What you are asked to do>
Output the material beneath exactly, leaving nothing out.

Source excerpt>

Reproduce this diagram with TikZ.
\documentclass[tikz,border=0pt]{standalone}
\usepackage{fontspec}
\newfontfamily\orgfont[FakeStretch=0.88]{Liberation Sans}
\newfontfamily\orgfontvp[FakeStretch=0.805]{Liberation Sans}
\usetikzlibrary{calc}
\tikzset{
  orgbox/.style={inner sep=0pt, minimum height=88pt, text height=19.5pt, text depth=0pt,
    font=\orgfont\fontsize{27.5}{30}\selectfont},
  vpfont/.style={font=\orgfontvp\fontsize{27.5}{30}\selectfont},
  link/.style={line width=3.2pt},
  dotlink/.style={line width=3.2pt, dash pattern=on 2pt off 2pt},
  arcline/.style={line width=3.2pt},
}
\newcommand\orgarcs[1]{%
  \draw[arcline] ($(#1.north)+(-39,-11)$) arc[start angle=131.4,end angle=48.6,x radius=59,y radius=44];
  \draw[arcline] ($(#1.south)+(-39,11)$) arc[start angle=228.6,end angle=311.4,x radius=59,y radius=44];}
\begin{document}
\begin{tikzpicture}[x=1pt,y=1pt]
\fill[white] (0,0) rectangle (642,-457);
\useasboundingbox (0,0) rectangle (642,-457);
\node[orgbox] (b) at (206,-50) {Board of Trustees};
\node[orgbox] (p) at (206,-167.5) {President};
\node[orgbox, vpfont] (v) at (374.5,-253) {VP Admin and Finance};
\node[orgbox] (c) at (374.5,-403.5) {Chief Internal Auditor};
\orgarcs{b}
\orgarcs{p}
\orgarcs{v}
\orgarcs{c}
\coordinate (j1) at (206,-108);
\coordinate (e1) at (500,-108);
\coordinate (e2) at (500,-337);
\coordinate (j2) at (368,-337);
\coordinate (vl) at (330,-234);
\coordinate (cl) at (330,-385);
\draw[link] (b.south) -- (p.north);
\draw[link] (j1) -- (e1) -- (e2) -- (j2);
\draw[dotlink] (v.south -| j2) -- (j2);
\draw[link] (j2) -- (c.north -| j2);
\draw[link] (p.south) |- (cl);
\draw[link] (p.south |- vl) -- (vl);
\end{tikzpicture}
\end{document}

Exercise result>
Reproduce this diagram with TikZ.
\documentclass[tikz,border=0pt]{standalone}
\usepackage{fontspec}
\newfontfamily\orgfont[FakeStretch=0.88]{Liberation Sans}
\newfontfamily\orgfontvp[FakeStretch=0.805]{Liberation Sans}
\usetikzlibrary{calc}
\tikzset{
  orgbox/.style={inner sep=0pt, minimum height=88pt, text height=19.5pt, text depth=0pt,
    font=\orgfont\fontsize{27.5}{30}\selectfont},
  vpfont/.style={font=\orgfontvp\fontsize{27.5}{30}\selectfont},
  link/.style={line width=3.2pt},
  dotlink/.style={line width=3.2pt, dash pattern=on 2pt off 2pt},
  arcline/.style={line width=3.2pt},
}
\newcommand\orgarcs[1]{%
  \draw[arcline] ($(#1.north)+(-39,-11)$) arc[start angle=131.4,end angle=48.6,x radius=59,y radius=44];
  \draw[arcline] ($(#1.south)+(-39,11)$) arc[start angle=228.6,end angle=311.4,x radius=59,y radius=44];}
\begin{document}
\begin{tikzpicture}[x=1pt,y=1pt]
\fill[white] (0,0) rectangle (642,-457);
\useasboundingbox (0,0) rectangle (642,-457);
\node[orgbox] (b) at (206,-50) {Board of Trustees};
\node[orgbox] (p) at (206,-167.5) {President};
\node[orgbox, vpfont] (v) at (374.5,-253) {VP Admin and Finance};
\node[orgbox] (c) at (374.5,-403.5) {Chief Internal Auditor};
\orgarcs{b}
\orgarcs{p}
\orgarcs{v}
\orgarcs{c}
\coordinate (j1) at (206,-108);
\coordinate (e1) at (500,-108);
\coordinate (e2) at (500,-337);
\coordinate (j2) at (368,-337);
\coordinate (vl) at (330,-234);
\coordinate (cl) at (330,-385);
\draw[link] (b.south) -- (p.north);
\draw[link] (j1) -- (e1) -- (e2) -- (j2);
\draw[dotlink] (v.south -| j2) -- (j2);
\draw[link] (j2) -- (c.north -| j2);
\draw[link] (p.south) |- (cl);
\draw[link] (p.south |- vl) -- (vl);
\end{tikzpicture}
\end{document}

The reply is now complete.